=== PROVIDED DATA ===

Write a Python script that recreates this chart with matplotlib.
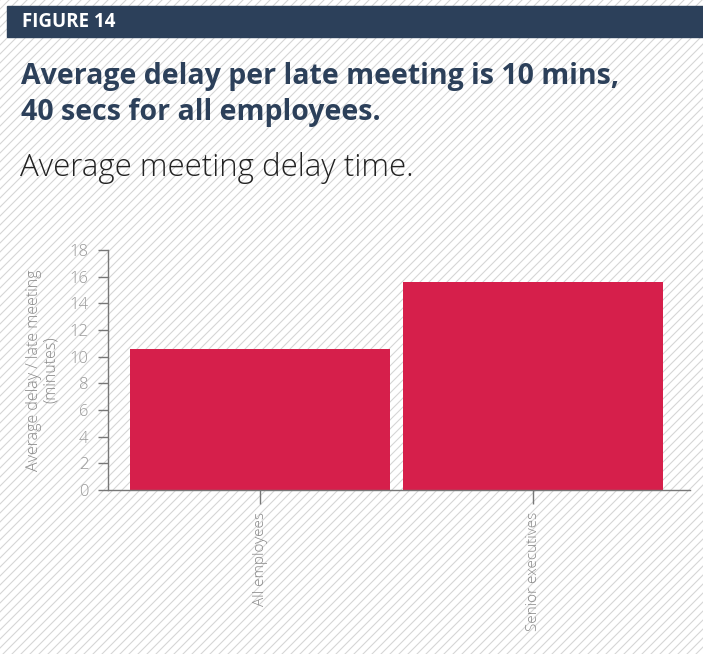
import matplotlib.pyplot as plt
from matplotlib.patches import Rectangle

categories = ["All employees", "Senior executives"]
delay_minutes = [10.6, 15.6]
y_ticks = [0, 2, 4, 6, 8, 10, 12, 14, 16, 18]

navy = "#2c405a"
bar_red = "#d61f4b"
W, H = 703, 654

plt.rcParams['font.family'] = ['Open Sans', 'DejaVu Sans']

fig = plt.figure(figsize=(W / 100, H / 100), dpi=100)

# background with diagonal hatch, in pixel coordinates
bg = fig.add_axes([0, 0, 1, 1])
bg.set_xlim(0, W)
bg.set_ylim(H, 0)
bg.axis("off")
for c in range(0, W + H + 10, 9):
    bg.plot([c - H, c], [H, 0], color="#d6d6d6", lw=0.8, zorder=0)

bg.add_patch(Rectangle((7, 6), W - 7, 31, color=navy, zorder=2))
bg.text(22, 22, "FIGURE 14", color="white", fontsize=13.5, fontweight="bold",
        va="center", ha="left", zorder=3)
bg.text(21, 84, "Average delay per late meeting is 10 mins,", color=navy,
        fontsize=20.5, fontweight="bold", va="baseline", zorder=3)
bg.text(21, 120, "40 secs for all employees.", color=navy,
        fontsize=20.5, fontweight="bold", va="baseline", zorder=3)
bg.text(20, 176, "Average meeting delay time.", color="#222222",
        fontsize=22.5, fontweight="light", va="baseline", zorder=3)

ax = fig.add_axes([108 / W, (H - 490) / H, (690 - 108) / W, 240 / H])
ax.patch.set_alpha(0)
ax.bar(range(len(categories)), delay_minutes, width=0.953, color=bar_red)
ax.set_xlim(-0.557, 1.575)
ax.set_ylim(0, 18)
ax.set_yticks(y_ticks)
ax.set_xticks(range(len(categories)))
ax.set_xticklabels(categories, rotation=90, fontsize=11, color="#888888",
                   fontweight="light")
ax.tick_params(axis="y", labelsize=12, labelcolor="#999999", color="#777777",
               length=7, width=1, pad=7)
ax.tick_params(axis="x", color="#777777", length=10, width=1, pad=6)
for lab in ax.get_yticklabels():
    lab.set_fontweight("light")
for s in ["top", "right"]:
    ax.spines[s].set_visible(False)
for s in ["left", "bottom"]:
    ax.spines[s].set_color("#777777")
    ax.spines[s].set_linewidth(1)
ax.set_ylabel("Average delay / late meeting\n(minutes)", fontsize=11.5,
              color="#888888", fontweight="light", labelpad=8, linespacing=1.0)

fig.savefig("out.png", dpi=100)
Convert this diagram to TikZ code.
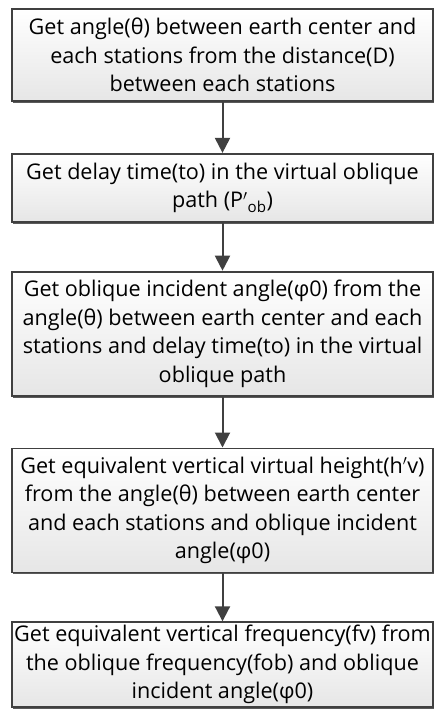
\documentclass[tikz,border=0pt]{standalone}
\usepackage{fontspec}
\setmainfont{Open Sans}
\usetikzlibrary{arrows.meta,positioning,shadows}
\definecolor{edge}{HTML}{404040}
\definecolor{shade}{HTML}{E6E6E6}
\definecolor{drop}{HTML}{5A5A5A}
\tikzset{
  stepbox/.style={
    draw=edge, line width=1.8pt, top color=white, bottom color=shade,
    minimum width=421pt, inner xsep=0pt, inner ysep=3pt,
    align=center, font=\fontsize{21.6}{28.5}\selectfont,
    drop shadow={shadow xshift=1.2pt, shadow yshift=-2pt, fill=drop, opacity=1}
  },
  arrow/.style={-{Triangle[length=15pt, width=15pt]}, line width=2pt, draw=edge}
}
\begin{document}
\begin{tikzpicture}
  \useasboundingbox (0,0) rectangle (434pt,-711pt);
  \node[stepbox, minimum height=92pt] (angle) at (222.5pt,-55pt)
    {Get angle(θ) between earth center and\\each stations from the distance(D)\\between each stations};
  \node[stepbox, minimum height=68pt, below=51pt of angle] (delay)
    {Get delay time(to) in the virtual oblique\\path (P$'$\textsubscript{ob})};
  \node[stepbox, minimum height=124pt, below=48pt of delay] (incident)
    {Get oblique incident angle(φ0) from the\\angle(θ) between earth center and each\\stations and delay time(to) in the virtual\\oblique path};
  \node[stepbox, minimum height=124pt, below=51pt of incident] (height)
    {Get equivalent vertical virtual height(h$'$v)\\from the angle(θ) between earth center\\and each stations and oblique incident\\angle(φ0)};
  \node[stepbox, minimum height=85pt, below=48pt of height] (freq)
    {Get equivalent vertical frequency(fv) from\\the oblique frequency(fob) and oblique\\incident angle(φ0)};
  \draw[arrow] (angle) -- (delay);
  \draw[arrow] (delay) -- (incident);
  \draw[arrow] (incident) -- (height);
  \draw[arrow] (height) -- (freq);
\end{tikzpicture}
\end{document}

===

EXERCISE OBJECTIVE:
Starting with the first line of the data above and ending with the line containing "fig = plt.figure(figsize=(W", please restate every line exactly, leaving images out.

COMPLETED EXERCISE:
Write a Python script that recreates this chart with matplotlib.
import matplotlib.pyplot as plt
from matplotlib.patches import Rectangle

categories = ["All employees", "Senior executives"]
delay_minutes = [10.6, 15.6]
y_ticks = [0, 2, 4, 6, 8, 10, 12, 14, 16, 18]

navy = "#2c405a"
bar_red = "#d61f4b"
W, H = 703, 654

plt.rcParams['font.family'] = ['Open Sans', 'DejaVu Sans']

fig = plt.figure(figsize=(W / 100, H / 100), dpi=100)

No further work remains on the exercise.